In May, eight Chinese volunteer students concluded a year-long test of a bio-regenerative life support system at Beihang University, an astronautics and aeronautics university in Beijing. They marked a record for human habitation in an enclosed system with recycled water, food and air — a crucial facility for lunar habitation. The students grew food including wheat, potatoes, carrots, beans and onions, and ate high-protein mealworms.
Underscoring the growing strategic rivalry between the U.S. and China, President Donald Trump has announced plans for a military space force. Meanwhile NASA announced plans in 2017 to return to the moon and to establish a long-term manned base on the moon “for a sustained period of exploration and use,” and as a possible launch pad for a future manned mission to Mars. NASA’s eighth spacecraft landing on Mars was in November.
But last month two NASA Apollo mission veterans warned of the need for funding, technology and a cohesive, consistent plan, complaining that successive administrations had failed to fund NASA adequately.
China’s rapid expansion of its space program has the Pentagon concerned, although China has insisted it has no plans to militarize space. In August, a Pentagon report on China’s military capabilities warned of China’s advance in space exploration and its capacity to use space technology for military and surveillance purposes, including the potential to knock out opponents’ satellites. China has already tested anti-satellite missiles. The Pentagon predicted China would have a crewed orbiting space station by 2025. China is also swiftly developing its own global satellite navigation system, Beidou.
The lunar lander is just part of an ambitious, carefully planned, long-term space exploration plan that includes colonizing and commercially exploiting the solar system and beyond.
After unmanned rocket launches, China became the third nation to independently send a human into space in 2003 (after Russia and the United States). It has plans to de-orbit its second space station and launch a third, which will be manned. Its manned and robotic missions aim to build its technological prowess and research, and eventually develop the capacity to send astronauts into space for longer periods. From there China plans better space vehicles, deep space exploration and exploitation of resources.
Chinese officials rarely discuss the nation’s expansive space ambitions, but in late 2017 the state-owned People’s Daily spelled out the plans of the China Academy of Launch Vehicle Technology, China’s rocket manufacturer, including plans to establish a fleet of nuclear-powered space shuttles by the 2040s for regular space flights to other planets, in order to commercially exploit resources.
In the nearer term, it aims to catch up to American rocket technology, launch a Mars probe and launch a reusable shuttle by 2025 to begin space tourism.
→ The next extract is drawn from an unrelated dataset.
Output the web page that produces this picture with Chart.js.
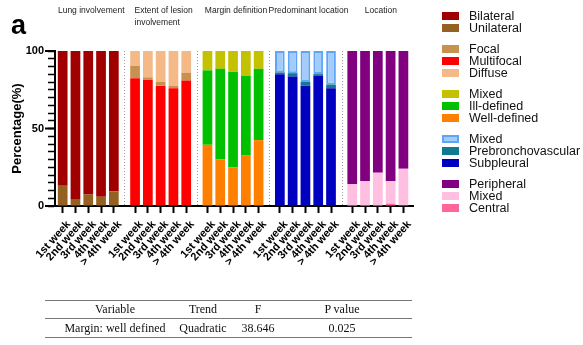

China’s space exploration is a key part of its Made In China 2025 program, which involves attaining global leadership in space travel by the middle of the century. Chinese officials and state media have stopped using the term lately, after it was censored by authorities last year over concerns that it was antagonizing the Trump administration as trade tensions between the two nations mounted.
Although hopes are mounting that the two nations may reach a deal to end the trade war — with tariffs on billions of goods on both sides — analysts do not expect China to give up its core aspiration to become a global leader in strategic technology such as rockets, robots and artificial intelligence.